Posted on 2016-03-08 by nbloomf
Tags: software-tools-in-haskell, literate-haskell

This page is part of a series on Software Tools in Haskell.

This post is literate Haskell; you can load the source into GHCi and play along.

As usual, we start with some imports.

-- archive: bundle text files
module Main where

import System.Exit (exitSuccess, exitFailure)
import System.Environment (getArgs, getProgName)
import System.Directory (doesFileExist)
import System.IO (hPutStrLn, stderr)
import Data.List (unfoldr, find)
import Control.Monad (foldM)

archive is an extremely limited form of the standard tool tar.
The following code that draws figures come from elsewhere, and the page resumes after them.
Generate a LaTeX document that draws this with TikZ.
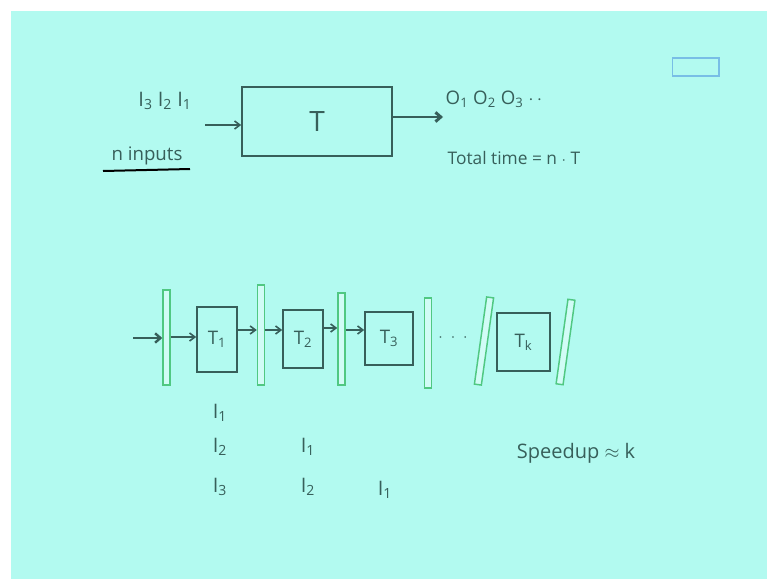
\documentclass[tikz,border=0pt]{standalone}
\usepackage{fontspec}
\setmainfont{Open Sans}
\usetikzlibrary{arrows.meta}
\definecolor{bgcyan}{RGB}{178,250,240}
\definecolor{ink}{RGB}{55,95,90}
\definecolor{latchgreen}{RGB}{80,200,130}
\definecolor{logoblue}{RGB}{120,190,230}
\newcommand{\ssub}[1]{\textsubscript{#1}}
\tikzset{
  ink/.style={text=ink, font=\fontsize{13}{15}\selectfont},
  bigink/.style={text=ink, font=\fontsize{15}{17}\selectfont},
  stagebox/.style={draw=ink, line width=1.2pt, inner sep=0pt, text=ink, font=\fontsize{14}{16}\selectfont},
  latch/.style={draw=latchgreen, line width=1.1pt, fill=bgcyan!60!white, minimum width=5.25pt, inner sep=0pt},
  arr/.style={draw=ink, line width=1.2pt, -{Straight Barb[length=4pt,width=6pt]}},
  thickarr/.style={draw=ink, line width=2.2pt, -{Straight Barb[length=4pt,width=7pt]}}
}
\begin{document}
\begin{tikzpicture}[x=0.75pt,y=-0.75pt]
\useasboundingbox (0,0) rectangle (767,579);
\fill[white] (0,0) rectangle (767,579);
\fill[bgcyan] (11,11) rectangle (767,579);
% logo box
\node[draw=logoblue, line width=1pt, minimum width=35pt, minimum height=13.5pt, inner sep=0pt] (logo) at (695.5,67) {};
% top part
\node[stagebox, minimum width=112.5pt, minimum height=51.75pt, font=\fontsize{21}{24}\selectfont] (T) at (317,121.5) {T};
\coordinate (inp) at (205,125);
\draw[arr] (inp) -- (inp -| T.west);
\node[bigink] (inlab) at (165,101) {I\ssub{3} I\ssub{2} I\ssub{1}};
\node[ink, font=\fontsize{14}{16}\selectfont] (ninp) at (147,156) {n inputs};
\coordinate (ul1) at (103,171);
\coordinate (ul2) at (190,169);
\draw[ink, line width=1.5pt] (ul1) -- (ul2);
\coordinate (outend) at (443,117);
\draw[thickarr] (T.east |- outend) -- (outend);
\node[ink, anchor=west, font=\fontsize{14}{16}\selectfont] (outlab) at (441,99) {O\ssub{1} O\ssub{2} O\ssub{3} $\cdot\,\cdot$};
\node[ink, anchor=west] (total) at (443,158) {Total time = n $\cdot$ T};
% pipeline latches
\node[latch, minimum height=71.25pt] (L0) at (166.5,337.5) {};
\node[latch, minimum height=75pt] (L1) at (261,335) {};
\node[latch, minimum height=69pt] (L2) at (341.5,339) {};
\node[latch, minimum height=67.5pt] (L3) at (428,343) {};
\node[latch, minimum height=66pt, rotate=-8] (L4) at (484,341) {};
\node[latch, minimum height=64pt, rotate=-8] (L5) at (565.5,342) {};
% stages
\node[stagebox, minimum width=30pt, minimum height=48.75pt] (T1) at (217,339.5) {T\ssub{1}};
\node[stagebox, minimum width=30pt, minimum height=43.5pt] (T2) at (303,339) {T\ssub{2}};
\node[stagebox, minimum width=36pt, minimum height=39.75pt] (T3) at (389,338.5) {T\ssub{3}};
\node[stagebox, minimum width=39.75pt, minimum height=43.5pt] (Tk) at (523.5,342) {T\ssub{k}};
% arrows
\coordinate (pin) at (133,338);
\draw[thickarr, line width=1.8pt] (pin) -- (pin -| L0.west);
\draw[arr] (L0.east |- 0,337) -- (T1.west |- 0,337);
\draw[arr] (T1.east |- 0,330) -- (L1.west |- 0,330);
\draw[arr] (L1.east |- 0,330) -- (T2.west |- 0,330);
\draw[arr] (T2.east |- 0,328) -- (L2.west |- 0,328);
\draw[arr] (L2.east |- 0,330) -- (T3.west |- 0,330);
\node[ink] (dots) at (453,338) {$\cdot\;\cdot\;\cdot$};
% timing table
\node[bigink] (a1) at (220,413) {I\ssub{1}};
\node[bigink] (a2) at (220,447) {I\ssub{2}};
\node[bigink] (a3) at (220,487) {I\ssub{3}};
\node[bigink] (b1) at (308,447) {I\ssub{1}};
\node[bigink] (b2) at (308,487) {I\ssub{2}};
\node[bigink] (c1) at (385,490) {I\ssub{1}};
\node[ink, font=\fontsize{15}{17}\selectfont] (speed) at (576,453) {Speedup $\approx$ k};
\end{tikzpicture}
\end{document}
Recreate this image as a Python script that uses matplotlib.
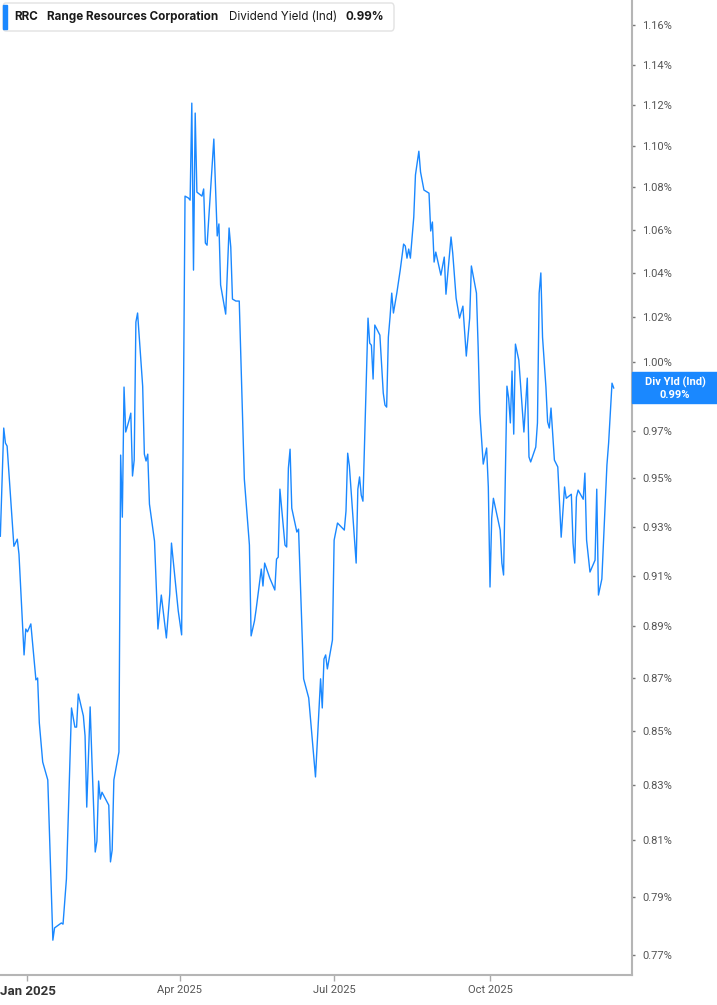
import matplotlib
matplotlib.use("Agg")
import matplotlib.pyplot as plt
import numpy as np
import pandas as pd
from matplotlib.patches import Rectangle, FancyBboxPatch
from matplotlib.ticker import NullLocator

ticker = "RRC"
company = "Range Resources Corporation"
metric = "Dividend Yield (Ind)"
short_metric = "Div Yld (Ind)"

# days counted from 2025-01-01, yield in %
start = pd.Timestamp("2025-01-01")
day_offsets = [
    -16, -14, -13, -12, -8, -6, -5, -2, -1, 0, 2, 5, 6, 7, 9, 12, 15, 16, 20, 21,
    23, 26, 28, 29, 30, 33, 34, 35, 37, 38, 40, 41, 42, 43, 44, 48, 49, 50, 51, 54,
    55, 56, 57, 58, 60, 61, 62, 63, 64, 65, 68, 69, 70, 71, 72, 75, 77, 79, 82, 84,
    85, 89, 91, 93, 95, 96, 97, 98, 99, 100, 103, 104, 105, 106, 110, 112, 113, 114, 117, 119,
    120, 121, 123, 125, 128, 131, 132, 134, 135, 138, 139, 140, 143, 146, 147, 148, 149, 152, 153, 154,
    155, 156, 159, 160, 163, 166, 170, 173, 174, 175, 176, 177, 180, 181, 183, 187, 188, 189, 190, 194,
    195, 196, 197, 198, 201, 202, 203, 204, 205, 208, 210, 211, 212, 213, 214, 215, 216, 218, 220, 222,
    223, 224, 225, 226, 228, 229, 231, 232, 234, 237, 238, 239, 240, 241, 244, 246, 247, 250, 251, 253,
    255, 257, 259, 261, 262, 265, 266, 267, 269, 271, 272, 273, 274, 275, 279, 280, 281, 283, 284, 285,
    286, 287, 288, 290, 293, 295, 296, 297, 300, 301, 302, 303, 304, 306, 307, 308, 309, 311, 313, 315,
    317, 318, 321, 322, 323, 324, 325, 328, 329, 330, 332, 335, 336, 337, 339, 342, 343, 345, 346,
]
yield_pct = [
    0.9261, 0.9713, 0.9649, 0.9636, 0.9220, 0.9249, 0.9188, 0.8789, 0.8890, 0.8879,
    0.8910, 0.8693, 0.8700, 0.8530, 0.8384, 0.8318, 0.7751, 0.7793, 0.7810, 0.7806,
    0.7963, 0.8586, 0.8514, 0.8514, 0.8639, 0.8556, 0.8481, 0.8219, 0.8590, 0.8402,
    0.8058, 0.8097, 0.8314, 0.8248, 0.8273, 0.8226, 0.8023, 0.8065, 0.8318, 0.8421,
    0.9598, 0.9339, 0.9890, 0.9696, 0.9747, 0.9777, 0.9510, 0.9577, 1.0177, 1.0218,
    0.9894, 0.9602, 0.9573, 0.9602, 0.9393, 0.9241, 0.8890, 0.9024, 0.8855, 0.9028,
    0.9233, 0.8961, 0.8867, 1.0758, 1.0749, 1.0739, 1.1208, 1.0413, 1.1159, 1.0777,
    1.0758, 1.0792, 1.0538, 1.0528, 1.1032, 1.0571, 1.0627, 1.0345, 1.0213, 1.0608,
    1.0519, 1.0281, 1.0272, 1.0272, 0.9497, 0.9225, 0.8863, 0.8922, 0.8969, 0.9128,
    0.9060, 0.9152, 0.9092, 0.9044, 0.9168, 0.9176, 0.9455, 0.9225, 0.9217, 0.9543,
    0.9623, 0.9376, 0.9278, 0.9290, 0.8697, 0.8624, 0.8329, 0.8697, 0.8586, 0.8773,
    0.8789, 0.8735, 0.8847, 0.9245, 0.9315, 0.9286, 0.9364, 0.9606, 0.9552, 0.9152,
    0.9455, 0.9506, 0.9430, 0.9405, 1.0195, 1.0083, 1.0074, 0.9925, 1.0164, 1.0119,
    0.9864, 0.9812, 0.9803, 1.0110, 1.0200, 1.0308, 1.0218, 1.0308, 1.0413, 1.0533,
    1.0524, 1.0468, 1.0510, 1.0468, 1.0659, 1.0859, 1.0973, 1.0873, 1.0787, 1.0772,
    1.0594, 1.0636, 1.0450, 1.0496, 1.0390, 1.0473, 1.0303, 1.0566, 1.0491, 1.0285,
    1.0195, 1.0249, 1.0026, 1.0195, 1.0432, 1.0308, 1.0065, 0.9777, 0.9560, 0.9628,
    0.9464, 0.9056, 0.9335, 0.9417, 0.9286, 0.9152, 0.9104, 0.9894, 0.9842, 0.9735,
    0.9960, 0.9687, 1.0079, 1.0008, 0.9696, 0.9929, 0.9590, 0.9569, 0.9632, 0.9735,
    1.0308, 1.0400, 1.0110, 0.9890, 0.9739, 0.9713, 0.9799, 0.9577, 0.9548, 0.9257,
    0.9464, 0.9417, 0.9434, 0.9233, 0.9152, 0.9422, 0.9451, 0.9413, 0.9522, 0.9245,
    0.9116, 0.9164, 0.9455, 0.9024, 0.9088, 0.9556, 0.9649, 0.9907, 0.9886,
]

y_ticks = [1.16, 1.14, 1.12, 1.10, 1.08, 1.06, 1.04, 1.02, 1.00, 0.97,
           0.95, 0.93, 0.91, 0.89, 0.87, 0.85, 0.83, 0.81, 0.79, 0.77]
x_ticks = ["2025-01-01", "2025-04-01", "2025-07-01", "2025-10-01"]
x_labels = ["Jan 2025", "Apr 2025", "Jul 2025", "Oct 2025"]

BLUE = "#1a88ff"
W, H = 717, 1005

plt.rcParams["font.family"] = ["Roboto", "DejaVu Sans"]

dates = start + pd.to_timedelta(day_offsets, unit="D")

fig = plt.figure(figsize=(W / 100, H / 100), dpi=100)
ax = fig.add_axes([0, 30 / H, 632 / W, 1 - 30 / H])

ax.plot(dates, yield_pct, color=BLUE, lw=1.0)

ax.set_yscale("log")
ax.set_ylim(0.7633, 1.1729)
ax.set_xlim(start - pd.Timedelta(days=16.2), start + pd.Timedelta(days=356.8))

ax.yaxis.tick_right()
ax.yaxis.set_minor_locator(NullLocator())
ax.set_yticks(y_ticks)
ax.set_yticklabels([f"{v:.2f}%" for v in y_ticks])
ax.set_xticks(pd.to_datetime(x_ticks))
ax.set_xticklabels(x_labels)

for s in ["top", "left"]:
    ax.spines[s].set_visible(False)
for s in ["right", "bottom"]:
    ax.spines[s].set_color("#b5b5b5")
    ax.spines[s].set_linewidth(1.5)

ax.tick_params(axis="y", which="major", length=2.5, width=1, color="#777777",
               labelcolor="#555555", labelsize=8, pad=5)
ax.tick_params(axis="x", which="major", length=4, width=1, color="#aaaaaa",
               labelcolor="#555555", labelsize=8, pad=3)
xl = ax.get_xticklabels()
xl[0].set_fontweight("bold")
xl[0].set_color("#333333")
xl[0].set_fontsize(9.5)

# last value tag on the right axis
fig.canvas.draw()
y_last = ax.transData.transform((ax.get_xlim()[1], yield_pct[-1]))[1]
box_h = 31
fig.patches.append(Rectangle((632 / W, (y_last - box_h / 2) / H), 85 / W, box_h / H,
                             transform=fig.transFigure, color=BLUE, zorder=5))
fig.text(675 / W, (y_last + 6) / H, short_metric, color="white", fontsize=8,
         fontweight="bold", ha="center", va="center", zorder=6)
fig.text(675 / W, (y_last - 7) / H, f"{yield_pct[-1]:.2f}%", color="white",
         fontsize=8, fontweight="bold", ha="center", va="center", zorder=6)

# header legend
fig.patches.append(FancyBboxPatch((3 / W, 1 - 31 / H), 391 / W, 28 / H,
                                  boxstyle="round,pad=0,rounding_size=0.004",
                                  transform=fig.transFigure, facecolor="white",
                                  edgecolor="#e2e2e2", lw=1, zorder=5))
fig.patches.append(Rectangle((3 / W, 1 - 29 / H), 4 / W, 24 / H,
                             transform=fig.transFigure, color=BLUE, zorder=6))
ty = 1 - 17 / H
fig.text(14 / W, ty, ticker, fontsize=8.4, fontweight="bold", family="Inter",
         color="#1a1a1a", va="center", zorder=7)
fig.text(47 / W, ty, company, fontsize=8.4, fontweight="bold", family="Inter",
         color="#1a1a1a", va="center", zorder=7)
fig.text(229 / W, ty, metric, fontsize=8.4, family="Inter",
         color="#1a1a1a", va="center", zorder=7)
fig.text(346 / W, ty, f"{yield_pct[-1]:.2f}%", fontsize=8.4, fontweight="bold",
         family="Inter", color="#1a1a1a", va="center", zorder=7)

fig.savefig("out.png", dpi=100)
From a bird’s eye view, it bundles one or more text files into a single archive, which can be thought of as a mapping from file names to file contents. It does not maintain a hierarchy of its contents and only works with text files. In fact the archive “format” is little more than the concatenation of file names and contents.

An archive consists of a sequence of entries of the form

#name of file
>line 1 of file
>line 2 of file

Lines starting with any character other than # or > are ignored. (We shouldn’t be editing the archive file by hand, and we’ll be careful that archive writes correctly formatted archives.) If two items in an archive have the same name, we ignore all but the first. This shouldn’t happen if we only manipulate archives with archive, but our archive format is such that the concatenation of two archives may be a valid archive. The program is called in one of the following ways:

archive NAME --list
archive NAME --add FILE ...
archive NAME --get FILE ...
archive NAME --remove FILE ...
archive NAME --replace FILE ...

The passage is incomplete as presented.